The 2,860-pound (1,300-kilogram) Dextre will change all that. It will revolutionize space station external maintenance and servicing operations by becoming the "business end" of the station's robotic arm — and much more.

Dextre will provide precise manipulation capabilities for external work on the station — without the presence of spacewalking astronauts. Its vaguely humanoid architecture has two seven-jointed arms plus "hands," outfitted with a rudimentary nervous system. These grapplers do not have "fingers" as fine as a human's, but the grippers can hold a wide array of tools and can take hold of small objects such as cables, levers or thermal blankets.

Each of Dextre's arms extends from a "shoulder," and has a chain of positional joints: shoulder roll, shoulder yaw, shoulder pitch, elbow pitch, wrist pitch, wrist yaw, and wrist roll. The string of rotating joints can manipulate the far end with millimeter-level accuracy.
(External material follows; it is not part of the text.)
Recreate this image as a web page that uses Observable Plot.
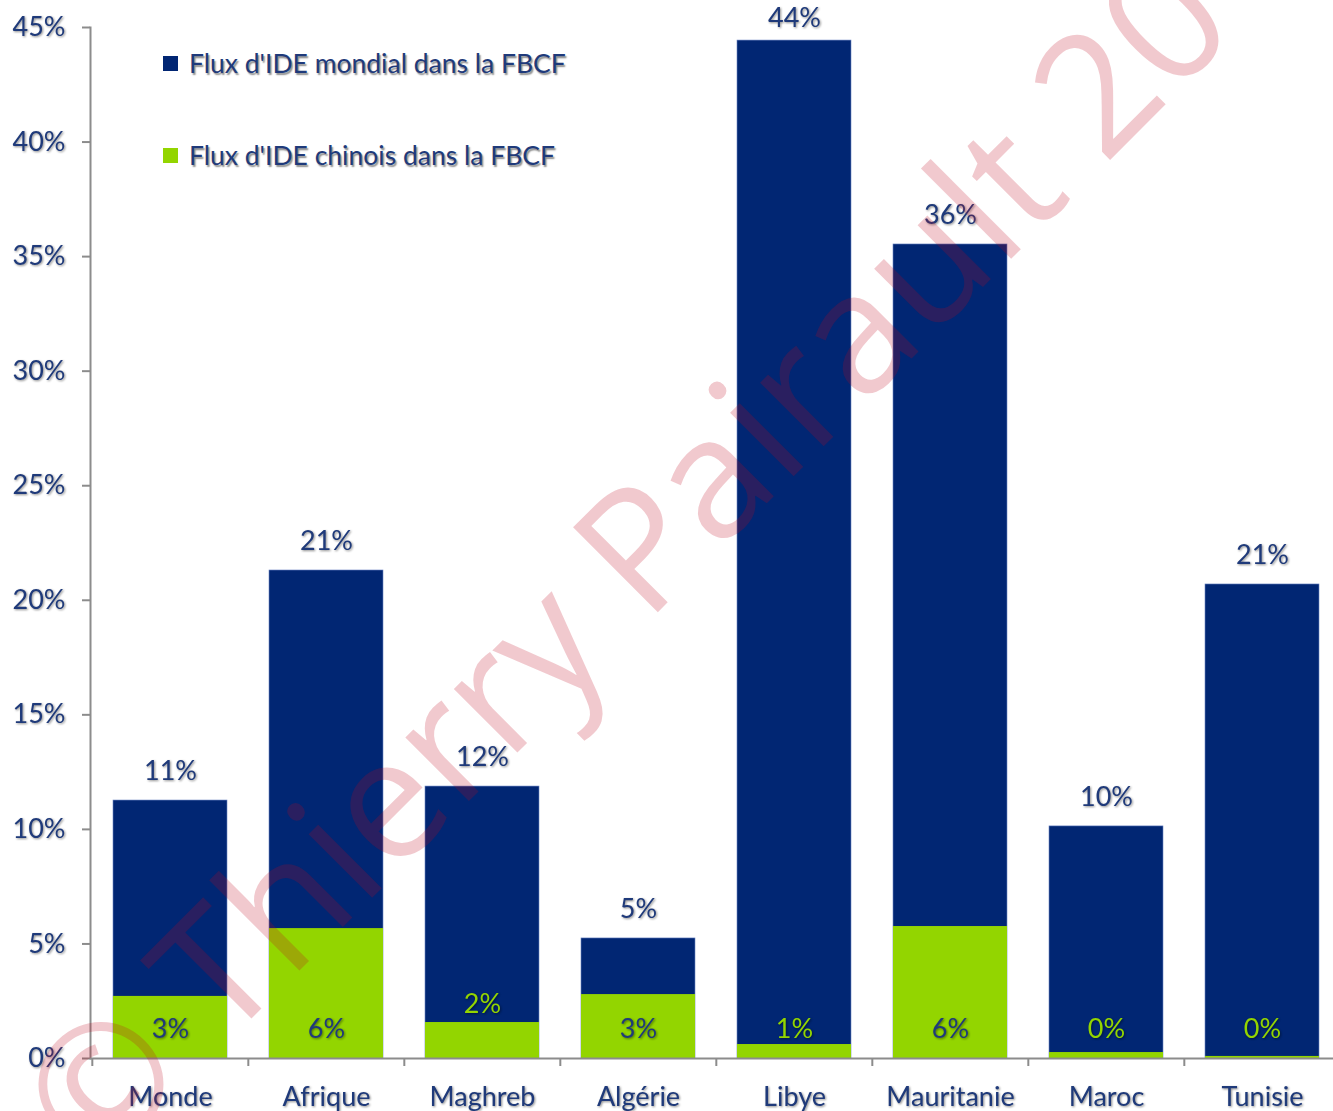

Each wrist has lights and a high-resolution black-and-white TV camera. And at the very end is a completely new device, a force sensor that measures just how much push the arm is imparting to the object of its attention. This will allow operators inside the station (or on the ground) to tighten bolts "just enough," or to tug hard enough but not too hard, when manipulating the arms.

The "hand" is known technically as the Orbital Replacement Unit/Tool Changeout Mechanism (OTCM). It consists of a set of parallel retractable jaws, which serve to grip payloads and tools. Each OTCM is also equipped with a retractable motorized socket wrench to attach or detach mechanisms in orbit.

Below the shoulder/torso are the hips, with a "body roll" joint between them. On each hip, and very much like any human handyman, are tool caddies for each arm to reach into, as well as an extendable temporary work platform. Another set of high-resolution TV cameras is installed in this area. Below the hips is another latching mechanism that allows Dextre to be placed on any of a dozen external worksites, including the cart that moves along the station's truss-mounted railway.